Люди Шейх-Саада застенчиво подходили поглядеть на армию Фейсала, о которой шептались, как о легенде, и вот она в их деревне, и ее ведут знаменитые или устрашающие имена — Талал, Насир, Нури, Ауда. Мы глядели на них, втайне завидуя их крестьянской жизни.
Пока люди разминали ноги, затекшие от езды, пять-шесть из нас бродили по развалинам, откуда через южную равнину мы могли видеть, насколько безопасным было наше местонахождение. К нашему удивлению, мы разглядели прямо за стенами небольшую группу солдат в форме — турок, австрийцев, немцев — с восемью пулеметами на вьючных животных. Они тащились из Галилеи в Дамаск после поражения, нанесенного им Алленби, без надежды, но и без забот, спокойно шагая и думая, что война от них за пятьдесят миль.
Мы не подняли тревогу, щадя наши усталые войска; только Дарзи ибн Дагми, с Хаффаджи и остальными из их рода, потихоньку взобрались в седло и напали на них с узкой тропинки.

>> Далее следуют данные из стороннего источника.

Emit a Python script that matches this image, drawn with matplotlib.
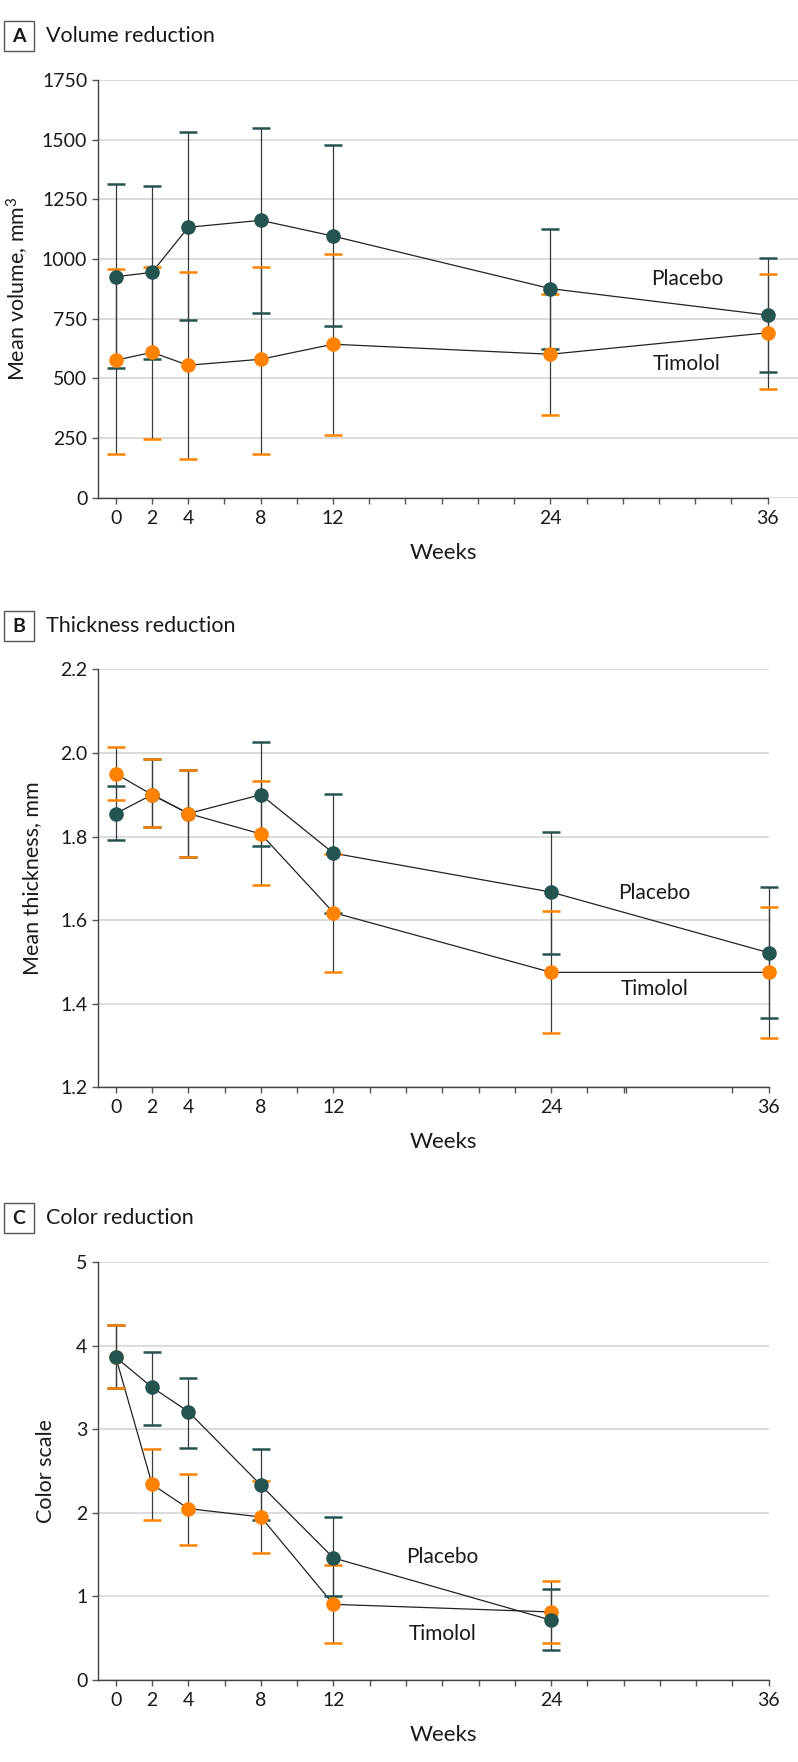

Офицеры вступили в бой и были сразу же убиты. Солдаты побросали оружие, их в пять минут обыскали, ограбили и согнали в колонну по дорожкам между садами к открытому загону, который казался подходящей тюрьмой. Шейх-Саад отплачивал нам быстро и хорошо.
Вдали, на востоке, появились три-четыре темные группы людей, направляющихся к северу. Мы выпустили на них ховейтат, и через час они вернулись со смехом, каждый вел мула или навьюченную лошадь; животные были бедные, усталые, все в ссадинах, слишком ясно показывающие, что собой представляют остатки разбитой армии. Их всадниками были безоружные солдаты, бегущие от англичан. Ховейтат считали ниже своего достоинства брать таких пленных. «Мы их отдали прислуживать деревенским мальчишкам и девчонкам», — усмехнулся тонкими губами Заал.